- SQUEEZE Hourglass (A&M)
- Week Ending 29th August 1987
- 1 Week At #1
After the brief false alarm of “Glen & Chris” releasing Diamond Lights in the Spring of 1987 (which turned out to be a rather brilliant slab of doom pop by footballers Hoddle & Waddle), the other Glenn & Chris – better known by their surnames, Difford & Tilbrook – really did return later in the year with Squeeze.
Two years had passed since the moody and grown-up pop of Cosi Fan Tutti Frutti had been met with a distinctly lukewarm reception. Lathered in Laurie Latham’s trademark production, it was probably not the Squeeze which the public loved best. Perhaps as a result, the band stormed back with a slice of classic perky pop with a ridiculous (and ridiculously catchy) chorus and a lot of the old chutzpah restored. Hourglass was their best in years, and also their biggest hit in a long time.
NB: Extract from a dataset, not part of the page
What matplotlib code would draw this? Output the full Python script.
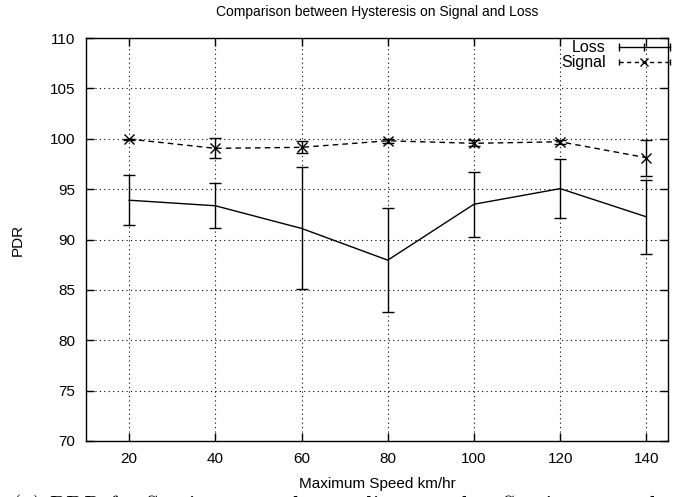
import matplotlib.pyplot as plt
from matplotlib.lines import Line2D
from matplotlib.legend_handler import HandlerLine2D

# data
speed = [20, 40, 60, 80, 100, 120, 140]
loss = [93.9, 93.35, 91.1, 87.95, 93.5, 95.05, 92.25]
loss_err = [2.5, 2.25, 6.05, 5.15, 3.25, 2.9, 3.7]
signal = [99.97, 99.05, 99.15, 99.8, 99.55, 99.7, 98.12]
signal_err = [0.05, 1.0, 0.6, 0.2, 0.3, 0.2, 1.8]
xticks = [20, 40, 60, 80, 100, 120, 140]
yticks = [70, 75, 80, 85, 90, 95, 100, 105, 110]

plt.rcParams['font.family'] = ['Liberation Sans', 'DejaVu Sans']

fig = plt.figure(figsize=(6.89, 4.97), dpi=100)
ax = fig.add_axes([0.1248, 0.1127, 0.8447, 0.8108])

dash = (0, (4, 3))
ax.errorbar(speed, loss, yerr=loss_err, color='black', lw=1.0,
            capsize=4, elinewidth=1.0, capthick=1.0)
ax.errorbar(speed, signal, yerr=signal_err, color='black', lw=1.0,
            ls=dash, marker='x', ms=7, mew=1.0,
            capsize=4, elinewidth=1.0, capthick=1.0)

ax.set_xlim(10, 145)
ax.set_ylim(70, 110)
ax.set_xticks(xticks)
ax.set_yticks(yticks)
ax.tick_params(direction='in', length=6, width=1, top=True, right=True,
               labelsize=11, pad=8)
ax.grid(True, color='black', ls=(0, (1, 3)), lw=0.8)
for s in ax.spines.values():
    s.set_linewidth(1.0)

ax.set_title('Comparison between Hysteresis on Signal and Loss', fontsize=10, pad=16)
ax.set_xlabel('Maximum Speed km/hr', fontsize=11, labelpad=8)
ax.set_ylabel('PDR', fontsize=11, labelpad=18)

# gnuplot style legend keys: line with caps at the ends
loss_key = Line2D([], [], color='black', lw=1, marker='|', ms=6, mew=1)
sig_caps = Line2D([], [], color='black', lw=1, ls=(0, (3, 2.5)), marker='|', ms=5, mew=1)
sig_x = Line2D([], [], color='black', ls='none', marker='x', ms=6, mew=1)
ax.legend([loss_key, (sig_caps, sig_x)], ['Loss', 'Signal'],
          handler_map={loss_key: HandlerLine2D(numpoints=3),
                       sig_caps: HandlerLine2D(numpoints=2),
                       sig_x: HandlerLine2D(numpoints=1)},
          loc='upper right', bbox_to_anchor=(0.979, 0.919),
          bbox_transform=fig.transFigure, frameon=False, borderpad=0,
          borderaxespad=0, markerfirst=False, fontsize=11.5, handlelength=3.8,
          handletextpad=0.5, labelspacing=0.0)

# caption, cut off at the bottom edge like the source
fig.text(0.018, 0.004, '(a) PDR for Stationary nodes sending to other Stationary nodes',
         family=['cmr10', 'DejaVu Serif'], fontsize=17, va='top', ha='left')

fig.savefig('out.png', dpi=100)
Driven by blasting horns, choppy guitars and real drums, it harked back to the likes of Pulling Mussels (From A Shell) and – lyrically, at least – their first hit Take Me I’m Yours from 1978. Squeeze were fun again.
This breeziness extended to the album Babylon And On (another great, punsome Squeeze title), which toned down the musical sophistication of Cosi Fan Tutti Frutti and Sweets From A Stranger but kept the songwriting as sharp as ever.
Hourglass was a smash in America, who had always been partial to Squeeze but never enough to put them in the Billboard Top 20 before. Another single from Babylon And On, the answerphone-message-drama of 853-5937, also made the US Top 40, but frustratingly there would be no further hits in Britain (though Trust Me To Open My Mouth really should have been a success).
By 1989, their label A&M had lost interest and the Frank album wasn’t even granted a proper lead single to speak of. Frank tanked at #58, a sharp drop-off from the #14 peak of Babylon & On, and was by far their worst-performing album. In truth, it was almost as solid a collection as its predecessor, and surely would have been helped by releasing If It’s Love, She Doesn’t Have To Shave or even the gorgeously poignant ballad Can Of Worms as a single before the album launched.
Warner Brothers (in the shape of Reprise Records) came calling, but there was to be no Elvis Costello-esque fanfare to accompany the debut for their new label, in 1991. Play would be no Spike, despite again being a very strong record with some of their finest work.
The main difference between Squeeze and someone like a Costello, or many other highly-regarded acts from the 70s and 80s post-punk era, is that however acclaimed their albums might happen to be, nobody really bought them. Squeeze were always a singles band in the mind of the record-buying public, and their best-selling albums were compilations (Singles 45s & Under, The Big Squeeze, Squeeze’s Greatest Hits, etc). Warners probably didn’t fully understand this; it’s one thing signing R.E.M or Lou Reed, or even The Blue Nile, as they did in the early 1990s, but Squeeze are not perceived as an albums act however much they deserve to be.
This was summed up once more when 1993’s award-nominated Some Fantastic Place marked their return to A&M, garnered more plaudits than ever, generated four minor chart hits, and yet still barely scraped into the Top 30.